Benched Week 43: submerged

Do you know those weeks when you get an unflattering look at yourself through other people’s eyes?  I just had one of those.  It’s not fun, seeing the mud revealed at low tide. Necessary, I suppose.  But not fun.
My search for a bench this week brought this into clearer focus for me.

When I found that I’d be in New Rochelle, NY, I did my usual Google search for a nearby park.  Finding Five Islands Park within walking distance, I then took a virtual stroll down the lane leading to it with “street view.”  The neighborhood looked a bit seedy. Once there, the walk down the busy, city street didn’t relieve my qualms.  The visual irony of this sign was not lost on me.



And the new treatment plant at the entrance to the park was less than inviting.  Nor was the aroma of sewage, mixed with the briny tang of salt marshes at low tide. 



But I’m glad I didn’t turn back.

Because I had read this place all wrong.   Beyond that point, the view changed dramatically. Like so much in life, just behind the daunting façade was a captivating experience.  Sea breezes caressed a seascape worthy of a Winslow Homer watercolor, complete with old fishermen.









Most strikingly, when I went out on the rocks to get a better shot of them, I found this submerged boat.  It lay just below the surface -- a mysterious relic.

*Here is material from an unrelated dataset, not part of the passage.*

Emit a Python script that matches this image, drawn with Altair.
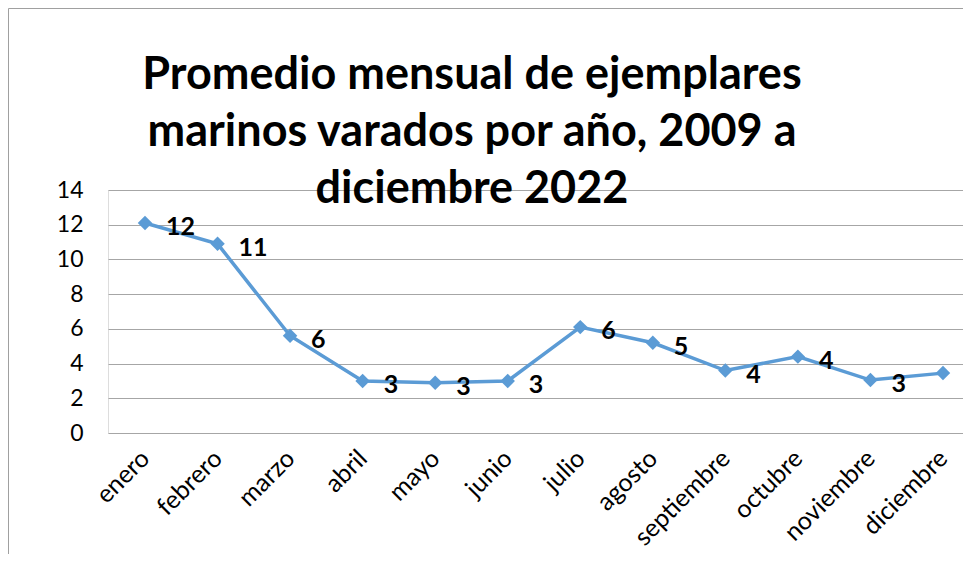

And behind this, in another sense, was a story of how it got there – one most likely forgotten, not unlike the little known fact that these New York harbors were once a prodigious oyster bed.



I kept wondering about that boat.  After a while, I approached two of the old men and asked them if they knew how it got there.  “You mean the one that ran aground last week?” the one replied.  I said this one was much older and pointed in its direction. But he was more interested in telling me about the recent incident.  “Yeah,” he went on.  “Some guy who didn’t know the water.  They think it’s easy, coming in here.  But it’s not. What they oughtta do is scope it out at low tide.  Then they’d know how to navigate.”

Spoken with the wisdom of a salty sea dog.  And it did make me feel better about last week.  Low tide does, indeed, have its purpose.  Knowing the mud is the only way not to get stuck in it.